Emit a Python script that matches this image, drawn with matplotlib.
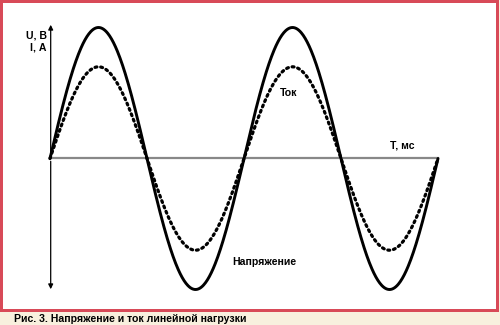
import numpy as np
import matplotlib.pyplot as plt
from matplotlib.patches import Rectangle

# values (idealised 50 Hz signals)
period_ms = 20.0
n_periods = 2
U_amp = 1.0      # voltage amplitude (relative)
I_amp = 0.70     # current amplitude (relative)
labels_axis = ["U, В", "I, А"]
label_time = "T, мс"
label_current = "Ток"
label_voltage = "Напряжение"
caption = "Рис. 3. Напряжение и ток линейной нагрузки"

t = np.linspace(0, n_periods * period_ms, 600)
u = U_amp * np.sin(2 * np.pi * t / period_ms)
i = I_amp * np.sin(2 * np.pi * t / period_ms)

W, H = 500, 325
fig = plt.figure(figsize=(W / 100, H / 100), dpi=100)
fig.patch.set_facecolor("#f8f0de")

# pixel -> data mapping: t=0 at x=50, t=40 at x=438; y=0 at 158, amplitude 1 = 131 px
px_per_ms = 388 / (n_periods * period_ms)
px_per_unit = 131
ax = fig.add_axes([0, 0, 1, 1])
ax.set_xlim(-50 / px_per_ms, (W - 50) / px_per_ms)
ax.set_ylim(-(H - 158.5) / px_per_unit, 158.5 / px_per_unit)
ax.axis("off")

def px(x, y):
    return ((x - 50) / px_per_ms, (158.5 - y) / px_per_unit)

# frame and white panel
ax.add_patch(Rectangle((0, (H - 312) / H), 499 / W, 312 / H, transform=fig.transFigure,
                       facecolor="#d84a58", edgecolor="none", zorder=0, clip_on=False))
ax.add_patch(Rectangle((3 / W, (H - 309) / H), 493 / W, 306 / H, transform=fig.transFigure,
                       facecolor="white", edgecolor="none", zorder=0.5, clip_on=False))

# axes lines
ax.plot([0, n_periods * period_ms], [0, 0], color="#888888", lw=1.6, zorder=1)
x0, ytop = px(50.7, 22)
_, ybot = px(50.7, 292)
ax.annotate("", xy=(x0, ytop), xytext=(x0, 0),
            arrowprops=dict(arrowstyle="-|>", color="black", lw=0.9, mutation_scale=7))
ax.annotate("", xy=(x0, ybot), xytext=(x0, 0),
            arrowprops=dict(arrowstyle="-|>", color="black", lw=0.9, mutation_scale=7))

# curves
ax.plot(t, u, color="black", lw=2.1, solid_capstyle="round", zorder=3)
ax.plot(t, i, color="black", lw=2.3, linestyle=(0, (0.6, 1.2)), dash_capstyle="round", zorder=3)

fkw = dict(fontweight="bold", fontsize=7.6, family="Liberation Sans", color="black")
ax.text(*px(47.5, 35.5), labels_axis[0], ha="right", va="center", **fkw)
ax.text(*px(47, 47), labels_axis[1], ha="right", va="center", **fkw)
ax.text(*px(402, 146), label_time, ha="center", va="center", **fkw)
ax.text(*px(289, 93), label_current, ha="center", va="center", **fkw)
ax.text(*px(264, 262), label_voltage, ha="center", va="center", **fkw)
ax.text(*px(14, 319.5), caption, ha="left", va="center", **fkw)

fig.savefig("out.png", dpi=100, facecolor=fig.get_facecolor())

════════════════

Request: Copy nothing but the lines from the top of the material through the line holding "3. Напряжение и", exactly as written; omit pictures.

Response to the exercise:
Emit a Python script that matches this image, drawn with matplotlib.
import numpy as np
import matplotlib.pyplot as plt
from matplotlib.patches import Rectangle

# values (idealised 50 Hz signals)
period_ms = 20.0
n_periods = 2
U_amp = 1.0      # voltage amplitude (relative)
I_amp = 0.70     # current amplitude (relative)
labels_axis = ["U, В", "I, А"]
label_time = "T, мс"
label_current = "Ток"
label_voltage = "Напряжение"
caption = "Рис. 3. Напряжение и ток линейной нагрузки"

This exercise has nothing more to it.